The court has cameras. The player has sensors. The racket has sensors. Every shot is data. And that data is analyzed in real time.
What exists today at ATP and Grand Slam tournaments will become standard in regular clubs within a few years. Electronic line calling is already moving down through ITF levels. Wearables are becoming smaller and more affordable. AI platforms are opening up to a broader audience.
Tennis is becoming a benchmark sport for AI analytics. Every landing point, every serve speed, every movement pattern can be precisely recorded. And this is why technologies developed in tennis will transfer to other racket sports - squash, padel, badminton.
The core idea is simple: not to replace humans, but to give them what they cannot see.
Inventale: The Infrastructure of the New Tennis
At Inventale, we operate exactly at this intersection - where data from the racket, the body, and the court come together and start to speak as one.
Our racket sensors are proprietary, available in two formats. For professional players - full customization: an ultra-light sensor embedded in the handle, preserving balance and feel, capturing every shot from within — angle at impact, swing speed, vibration patterns.
For training and broader use - a removable sensor: attachable to any racket, removable after sessions, usable across multiple players.
Flexible EMG sensors add what racket sensors cannot see: how muscles work in each phase, where load accumulates, where compensations emerge before injury. This is not an external view - it is data from inside the body.
AI analysis and computer vision connect everything: spatial movement, stroke mechanics, muscle activation - into a unified player profile that evolves from session to session.

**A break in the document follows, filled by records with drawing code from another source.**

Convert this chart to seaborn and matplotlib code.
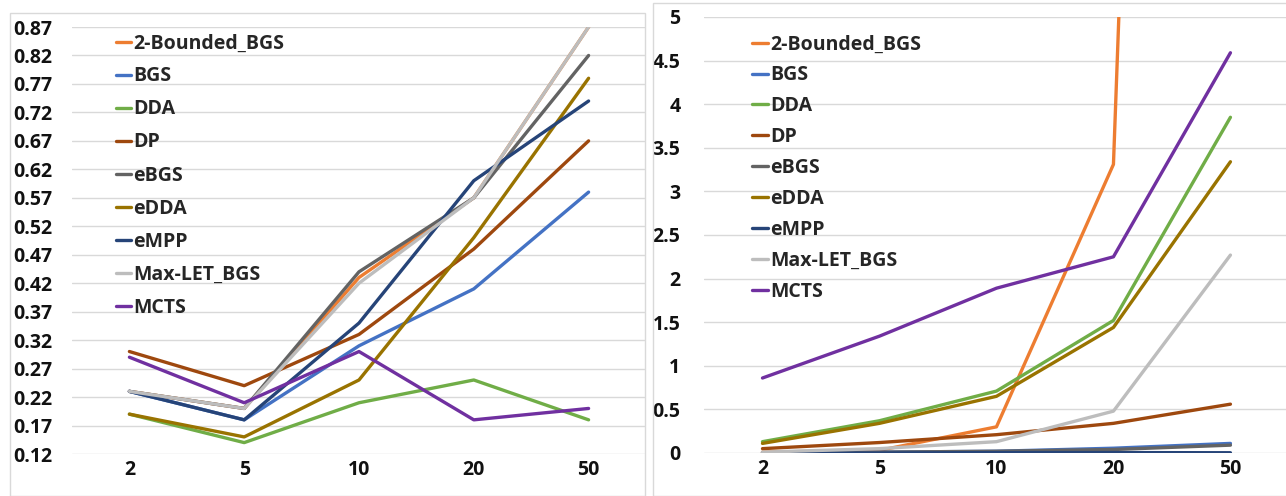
import pandas as pd
import matplotlib.pyplot as plt
import matplotlib.patches as mpatches
import seaborn as sns

# x categories
budgets = ["2", "5", "10", "20", "50"]
methods = ["2-Bounded_BGS", "BGS", "DDA", "DP", "eBGS", "eDDA", "eMPP", "Max-LET_BGS", "MCTS"]
colors = ["#ED7D31", "#4472C4", "#70AD47", "#9E480E", "#636363", "#997300", "#264478", "#BDBDBD", "#7030A0"]

# left chart values
left_bounded = [0.23, 0.20, 0.43, 0.57, 0.87]
left_bgs = [0.23, 0.18, 0.31, 0.41, 0.58]
left_dda = [0.19, 0.14, 0.21, 0.25, 0.18]
left_dp = [0.30, 0.24, 0.33, 0.48, 0.67]
left_ebgs = [0.23, 0.20, 0.44, 0.57, 0.82]
left_edda = [0.19, 0.15, 0.25, 0.50, 0.78]
left_empp = [0.23, 0.18, 0.35, 0.60, 0.74]
left_maxlet = [0.23, 0.20, 0.42, 0.57, 0.87]
left_mcts = [0.29, 0.21, 0.30, 0.18, 0.20]

# right chart values
right_bounded = [0.01, 0.03, 0.30, 3.31, 40.0]
right_bgs = [0.0, 0.01, 0.02, 0.055, 0.11]
right_dda = [0.13, 0.37, 0.71, 1.52, 3.85]
right_dp = [0.05, 0.12, 0.21, 0.34, 0.56]
right_ebgs = [0.0, 0.01, 0.02, 0.04, 0.09]
right_edda = [0.11, 0.34, 0.65, 1.44, 3.34]
right_empp = [0.0, 0.0, 0.005, 0.005, 0.003]
right_maxlet = [0.01, 0.05, 0.13, 0.48, 2.27]
right_mcts = [0.86, 1.34, 1.89, 2.25, 4.59]

left_series = [left_bounded, left_bgs, left_dda, left_dp, left_ebgs,
               left_edda, left_empp, left_maxlet, left_mcts]
right_series = [right_bounded, right_bgs, right_dda, right_dp, right_ebgs,
                right_edda, right_empp, right_maxlet, right_mcts]


def to_long(series):
    rows = []
    for name, vals in zip(methods, series):
        for i, v in enumerate(vals):
            rows.append({"pos": i, "value": v, "method": name})
    return pd.DataFrame(rows)


sns.set_theme(style="white")
plt.rcParams["font.family"] = ["Open Sans", "DejaVu Sans"]
plt.rcParams["font.weight"] = "bold"

W, H = 1286, 496
FS = 14
fig = plt.figure(figsize=(W / 100, H / 100), dpi=100)

# panel borders
fig.patches.append(mpatches.Rectangle((10 / W, 0), 635 / W, 1 - 13 / H, transform=fig.transFigure,
                                      fill=False, edgecolor="#D9D9D9", linewidth=1))
fig.patches.append(mpatches.Rectangle((653 / W, 0), 640 / W, 1 - 3 / H, transform=fig.transFigure,
                                      fill=False, edgecolor="#D9D9D9", linewidth=1))


def make_ax(x0, x1, ytop, ybot):
    return fig.add_axes([x0 / W, 1 - ybot / H, (x1 - x0) / W, (ybot - ytop) / H])


ax1 = make_ax(72, 646, 27, 454)
ax2 = make_ax(704, 1286, 17, 453)

palette = dict(zip(methods, colors))

for ax, series in [(ax1, left_series), (ax2, right_series)]:
    df = to_long(series)
    sns.lineplot(data=df, x="pos", y="value", hue="method", hue_order=methods,
                 palette=palette, linewidth=2.4, sort=False, ax=ax)
    ax.set_xticks(range(len(budgets)))
    ax.set_xticklabels(budgets)
    ax.set_xlabel("")
    ax.set_ylabel("")
    for s in ax.spines.values():
        s.set_visible(False)
    ax.grid(axis="y", color="#D9D9D9", linewidth=1)
    ax.set_axisbelow(True)
    ax.tick_params(axis="both", length=0, labelsize=FS, labelcolor="#111111")
    ax.tick_params(axis="x", pad=4)

ax1.set_xlim(-0.5, 4.5)
ax1.set_ylim(0.12, 0.87)
ax1.set_yticks([0.12 + 0.05 * i for i in range(16)])
ax1.set_yticklabels([f"{0.12 + 0.05 * i:.2f}" for i in range(16)])
ax1.tick_params(axis="y", pad=14)

ax2.set_xlim(-0.5, 4.475)
ax2.set_ylim(0, 5)
ax2.set_yticks([0.5 * i for i in range(11)])
ax2.set_yticklabels([f"{0.5 * i:g}" for i in range(11)])
ax2.tick_params(axis="y", pad=17)

for ax in (ax1, ax2):
    for lbl in ax.get_xticklabels() + ax.get_yticklabels():
        lbl.set_fontweight("bold")

for ax, anchor, spacing in [(ax1, (0.076, 0.985), 0.67), (ax2, (0.083, 0.96), 0.56)]:
    leg = ax.legend(loc="upper left", bbox_to_anchor=anchor, frameon=False,
                    handlelength=0.8, handletextpad=0.1, labelspacing=spacing,
                    borderpad=0, borderaxespad=0,
                    prop={"size": FS, "weight": "bold"})
    for line in leg.get_lines():
        line.set_linewidth(2.4)

fig.savefig("out.png", dpi=100)
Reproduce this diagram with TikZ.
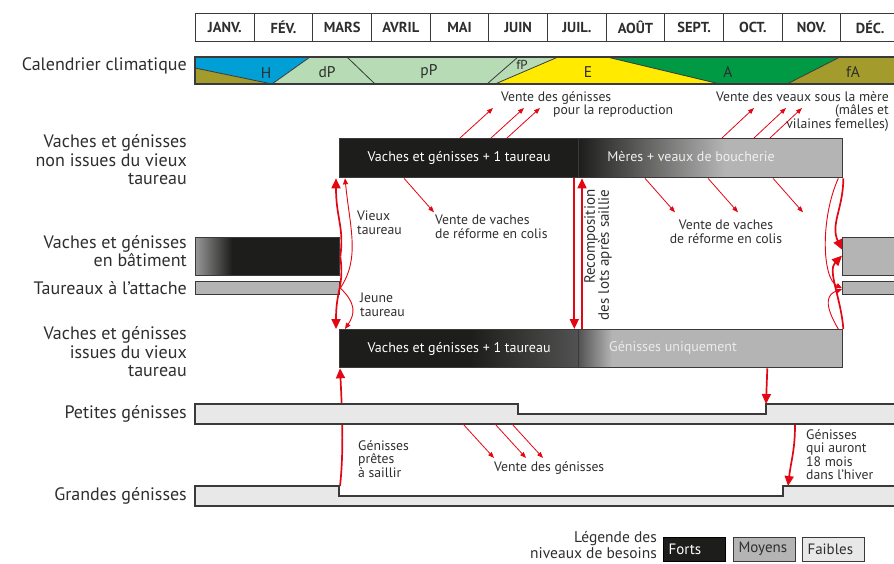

And finally - the Apple Watch scorekeeper as the foundational data layer: structured scoring, serve tracking, rollback. The base without which all analytics lose context.
Most systems on the market operate within a single layer: video, body sensors, or racket data. We combine all layers - and this is what enables insights unavailable to any single approach.
On our website, we explore solutions for tennis and racket sports in more detail - from AI analytics and training assistants to EMG sensors and biomechanical assessment.
Tennis has already become the laboratory of the future of sport.
And given the pace of development, that future will arrive much faster than it seems.